## [CHALLENGE]
Transcribe the records below from the first line to the line that includes "plt.rcParams['mathtext.fontset'] = 'stix'", inclusive, and omit the pictures.

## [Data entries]
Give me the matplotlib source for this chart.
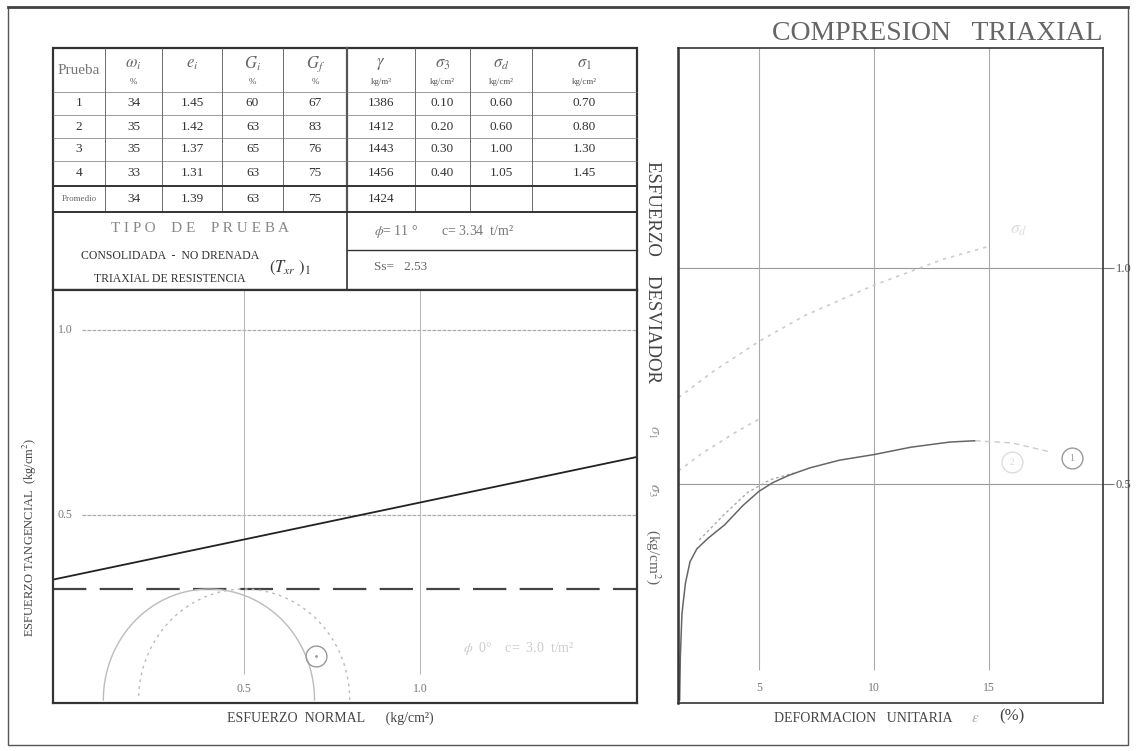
import numpy as np
import matplotlib
matplotlib.use('Agg')
import matplotlib.pyplot as plt
from matplotlib.patches import Rectangle

plt.rcParams['font.family'] = ['Liberation Serif', 'DejaVu Serif']
plt.rcParams['mathtext.fontset'] = 'stix'

# ---- table data ----
prueba = ['1', '2', '3', '4']
w_i = ['34', '35', '35', '33']
e_i = ['1.45', '1.42', '1.37', '1.31']
G_i = ['60', '63', '65', '63']
G_f = ['67', '83', '76', '75']
gamma = ['1386', '1412', '1443', '1456']
sig3 = [0.10, 0.20, 0.30, 0.40]
sigd = [0.60, 0.60, 1.00, 1.05]
sig1 = [0.70, 0.80, 1.30, 1.45]
promedio = ['34', '1.39', '63', '75', '1424', '', '', '']
headers = ['Prueba', r'$\omega_i$', r'$e_i$', r'$G_i$', r'$G_f$', r'$\gamma$',
           r'$\sigma_3$', r'$\sigma_d$', r'$\sigma_1$']
units = ['', '%', '', '%', '%', 'kg/m³', 'kg/cm²', 'kg/cm²', 'kg/cm²']

# strength parameters (kg/cm2, degrees)
c_env = 0.334
phi_env = 11.3
c_u = 0.30

# ---- stress-strain curves (strain %, deviator stress kg/cm2) ----
eps_1 = [1.55, 1.58, 1.65, 1.8, 2.0, 2.3, 2.8, 3.5, 4.3, 5.0, 5.6, 6.3, 7.2, 8.5,
         10.0, 11.6, 13.3, 14.4]
sd_1 = [0.0, 0.10, 0.20, 0.27, 0.32, 0.35, 0.375, 0.405, 0.45, 0.483, 0.503, 0.52,
        0.537, 0.555, 0.568, 0.585, 0.597, 0.60]
eps_1b = [14.4, 16.0, 17.6]
sd_1b = [0.60, 0.595, 0.575]
eps_2 = [2.4, 3.5, 4.5, 5.5, 6.5]
sd_2 = [0.37, 0.43, 0.48, 0.51, 0.525]
eps_3 = [1.5, 2.5, 4.0, 5.0]
sd_3 = [0.53, 0.57, 0.62, 0.65]
eps_4 = [1.5, 3.0, 5.0, 7.0, 10.0, 13.0, 15.0]
sd_4 = [0.70, 0.76, 0.83, 0.89, 0.96, 1.02, 1.05]

W, H = 1136, 751
fig = plt.figure(figsize=(W / 100, H / 100), dpi=100)


def box(x0, y0, x1, y1):
    return [x0 / W, 1 - y1 / H, (x1 - x0) / W, (y1 - y0) / H]


# background layer in pixel units, for frame and table
bg = fig.add_axes([0, 0, 1, 1])
bg.set_xlim(0, W)
bg.set_ylim(H, 0)
bg.axis('off')
bg.add_patch(Rectangle((8, 7), 1120, 738, fill=False, lw=1.0, ec='#555'))
bg.plot([8, 1128], [7, 7], color='#444', lw=2)

ink = '#333'
col_x = [53, 105, 162, 222, 283, 347, 415, 470, 532, 637]
row_y = [48, 92, 115, 138, 161, 186, 212]

# table grid
for x in col_x[1:-1]:
    lw = 1.6 if x == 347 else 0.6
    bg.plot([x, x], [48, 212], color='#555', lw=lw)
for y in row_y[1:-2]:
    bg.plot([53, 637], [y, y], color='#777', lw=0.5)
bg.plot([53, 637], [186, 186], color='#333', lw=1.4)
bg.plot([53, 637], [212, 212], color='#333', lw=1.4)
bg.add_patch(Rectangle((53, 48), 584, 242, fill=False, lw=1.6, ec='#333'))
bg.plot([347, 347], [212, 290], color='#333', lw=1.2)
bg.plot([347, 637], [250, 250], color='#333', lw=1.0)

cx = [(col_x[i] + col_x[i + 1]) / 2 for i in range(9)]
for i, h in enumerate(headers):
    if i == 0:
        bg.text(cx[i], 70, h, ha='center', va='center', fontsize=11, color='#777')
    else:
        bg.text(cx[i], 64, h, ha='center', va='center', fontsize=12, color='#666')
        bg.text(cx[i], 82, units[i], ha='center', va='center', fontsize=6.5, color='#555')

cols = [prueba, w_i, e_i, G_i, G_f, gamma,
        ['%.2f' % v for v in sig3], ['%.2f' % v for v in sigd], ['%.2f' % v for v in sig1]]
for r in range(4):
    yc = (row_y[r + 1] + row_y[r + 2]) / 2
    for j, col in enumerate(cols):
        bg.text(cx[j], yc, col[r], ha='center', va='center', fontsize=9.5, color=ink)
yp = (row_y[5] + row_y[6]) / 2
bg.text(cx[0], yp, 'Promedio', ha='center', va='center', fontsize=6.5, color='#666')
for j, v in enumerate(promedio):
    bg.text(cx[j + 1], yp, v, ha='center', va='center', fontsize=9.5, color=ink)

bg.text(200, 229, 'T I P O    D E    P R U E B A', ha='center', va='center',
        fontsize=11, color='#888')
bg.text(170, 256, 'CONSOLIDADA  -  NO DRENADA', ha='center', va='center',
        fontsize=8.5, color=ink)
bg.text(170, 279, 'TRIAXIAL DE RESISTENCIA', ha='center', va='center',
        fontsize=8.5, color=ink)
bg.text(290, 268, r'$(T_{xr}\ )_1$', ha='center', va='center', fontsize=12, color=ink)
bg.text(374, 231, r'$\phi$= %d °       c= %.2f  t/m²' % (round(phi_env), c_env * 10),
        ha='left', va='center', fontsize=10, color='#777')
bg.text(374, 267, 'Ss=   2.53', ha='left', va='center', fontsize=9.5, color='#666')

# ---- Mohr diagram ----
ax1 = fig.add_axes(box(53, 290, 637, 703))
ax1.set_xlim(-0.043, 1.616)
ax1.set_ylim(-0.008, 1.108)
ax1.set_xticks([])
ax1.set_yticks([])
for s in ax1.spines.values():
    s.set_linewidth(1.6)
    s.set_color('#333')

for yv in [0.5, 1.0]:
    ax1.hlines(yv, 0.04, 1.616, color='#aaa', lw=0.9, linestyles=(0, (3, 1)))
    ax1.text(-0.03, yv, '%.1f' % yv, ha='left', va='center', fontsize=8.5, color='#777')
for xv in [0.5, 1.0]:
    ax1.vlines(xv, 0.07, 1.108, color='#bbb', lw=0.8)
    ax1.text(xv, 0.03, '%.1f' % xv, ha='center', va='center', fontsize=8.5, color='#777')

sig = np.array([-0.1, 1.7])
ax1.plot(sig, c_env + sig * np.tan(np.radians(phi_env)), color='#222', lw=1.3)
ax1.axhline(c_u, color='#444', lw=1.6, dashes=(15, 6))

th = np.linspace(0, np.pi, 200)
for k, (st, sl) in enumerate(zip(sig3[:2], sig1[:2])):
    cen, rad = (st + sl) / 2, (sl - st) / 2
    ls = '-' if k == 0 else (0, (2, 3))
    ax1.plot(cen + rad * np.cos(th), rad * np.sin(th), color='#bbb', lw=1.0, ls=ls)

ax1.plot(0.705, 0.12, 'o', ms=15, mfc='none', mec='#999', mew=1.0)
ax1.plot(0.705, 0.12, '.', ms=2, color='#999')
ax1.text(1.28, 0.14, r'$\phi$  0°    c=  3.0  t/m²', ha='center', va='center',
         fontsize=10, color='#ccc')

bg.text(30, 537, 'ESFUERZO TANGENCIAL  (kg/cm$^2$)', rotation=90, ha='center',
        va='center', fontsize=9, color='#444')
bg.text(330, 718, 'ESFUERZO  NORMAL      (kg/cm²)', ha='center', va='center',
        fontsize=10, color='#444')

# ---- stress-strain diagram ----
ax2 = fig.add_axes(box(678, 48, 1103, 703))
ax2.set_xlim(1.478, 19.96)
ax2.set_ylim(-0.007, 1.509)
for s in ax2.spines.values():
    s.set_linewidth(1.2)
    s.set_color('#333')
ax2.spines['left'].set_linewidth(1.8)
ax2.set_xticks([])
ax2.yaxis.tick_right()
ax2.set_yticks([0.5, 1.0])
ax2.set_yticklabels(['0.5', '1.0'])
ax2.tick_params(axis='y', length=8, width=0.8, color='#777', labelsize=9,
                labelcolor='#555', pad=1)

for yv in [0.5, 1.0]:
    ax2.axhline(yv, color='#999', lw=0.8)
for xv in [5, 10, 15]:
    ax2.vlines(xv, 0.07, 1.509, color='#aaa', lw=0.8)
    ax2.text(xv, 0.028, str(xv), ha='center', va='center', fontsize=8.5, color='#777')

ax2.plot(eps_4, sd_4, color='#ccc', lw=1.2, ls=(0, (2, 3)))
ax2.plot(eps_3, sd_3, color='#ccc', lw=1.2, ls=(0, (2, 3)))
ax2.plot(eps_2, sd_2, color='#aaa', lw=1.0, ls=(0, (2, 2)))
ax2.plot(eps_1, sd_1, color='#666', lw=1.1)
ax2.plot(eps_1b, sd_1b, color='#ccc', lw=1.0, ls=(0, (4, 3)))

ax2.plot(18.6, 0.56, 'o', ms=15, mfc='none', mec='#999', mew=1.0)
ax2.text(18.6, 0.56, '1', ha='center', va='center', fontsize=7, color='#999')
ax2.plot(16.0, 0.55, 'o', ms=15, mfc='none', mec='#ddd', mew=1.0)
ax2.text(16.0, 0.55, '2', ha='center', va='center', fontsize=7, color='#ddd')
ax2.text(16.3, 1.09, r'$\sigma_d$', ha='center', va='center', fontsize=13, color='#ddd')

fig.text(1103 / W, 1 - 33 / H, 'COMPRESION   TRIAXIAL', ha='right', va='center',
         fontsize=20, color='#666')
bg.text(653, 272, 'ESFUERZO    DESVIADOR', rotation=270, ha='center', va='center',
        fontsize=13.5, color='#444')
bg.text(653, 432, r'$\sigma_1$', rotation=270, ha='center', va='center',
        fontsize=11, color='#999')
bg.text(653, 490, r'$\sigma_3$', rotation=270, ha='center', va='center',
        fontsize=11, color='#888')
bg.text(653, 557, '(kg/cm$^2$)', rotation=270, ha='center', va='center',
        fontsize=11, color='#666')
bg.text(863, 718, 'DEFORMACION   UNITARIA', ha='center', va='center',
        fontsize=10, color='#444')
bg.text(975, 718, r'$\varepsilon$', ha='center', va='center', fontsize=11, color='#aaa')
bg.text(1012, 716, '(%)', ha='center', va='center', fontsize=12, color='#444')

fig.savefig('out.png', dpi=100)
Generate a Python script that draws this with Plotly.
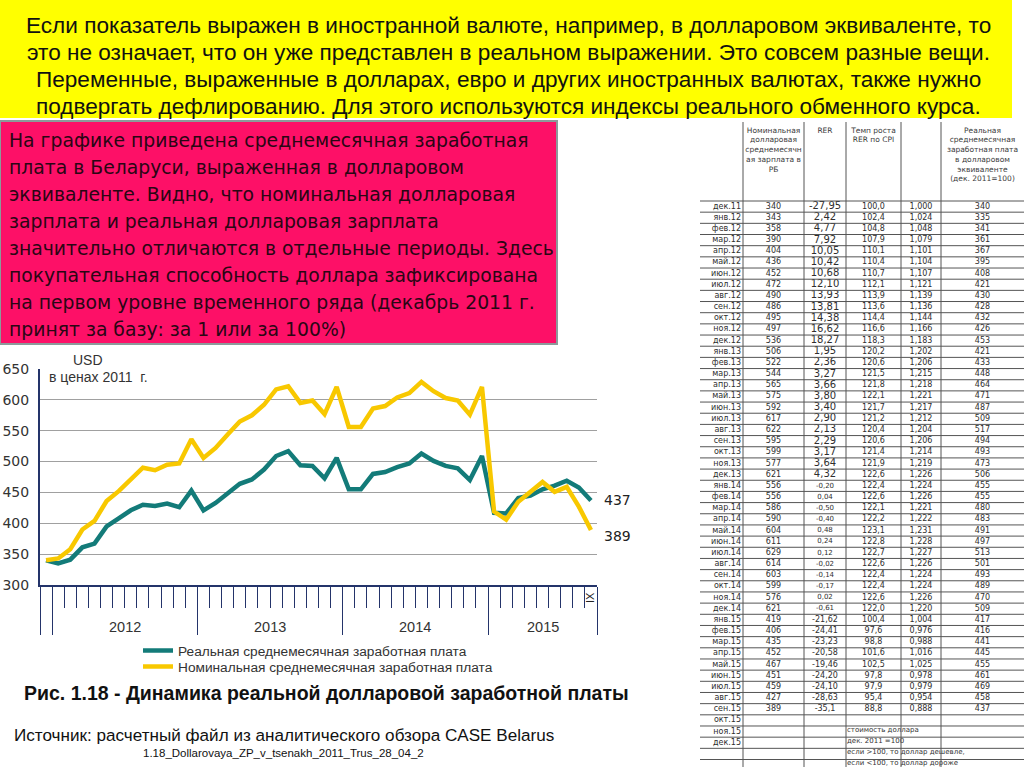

## [CORRECT ANSWER]
Give me the matplotlib source for this chart.
import numpy as np
import matplotlib
matplotlib.use('Agg')
import matplotlib.pyplot as plt
from matplotlib.patches import Rectangle

plt.rcParams['font.family'] = ['Liberation Serif', 'DejaVu Serif']
plt.rcParams['mathtext.fontset'] = 'stix'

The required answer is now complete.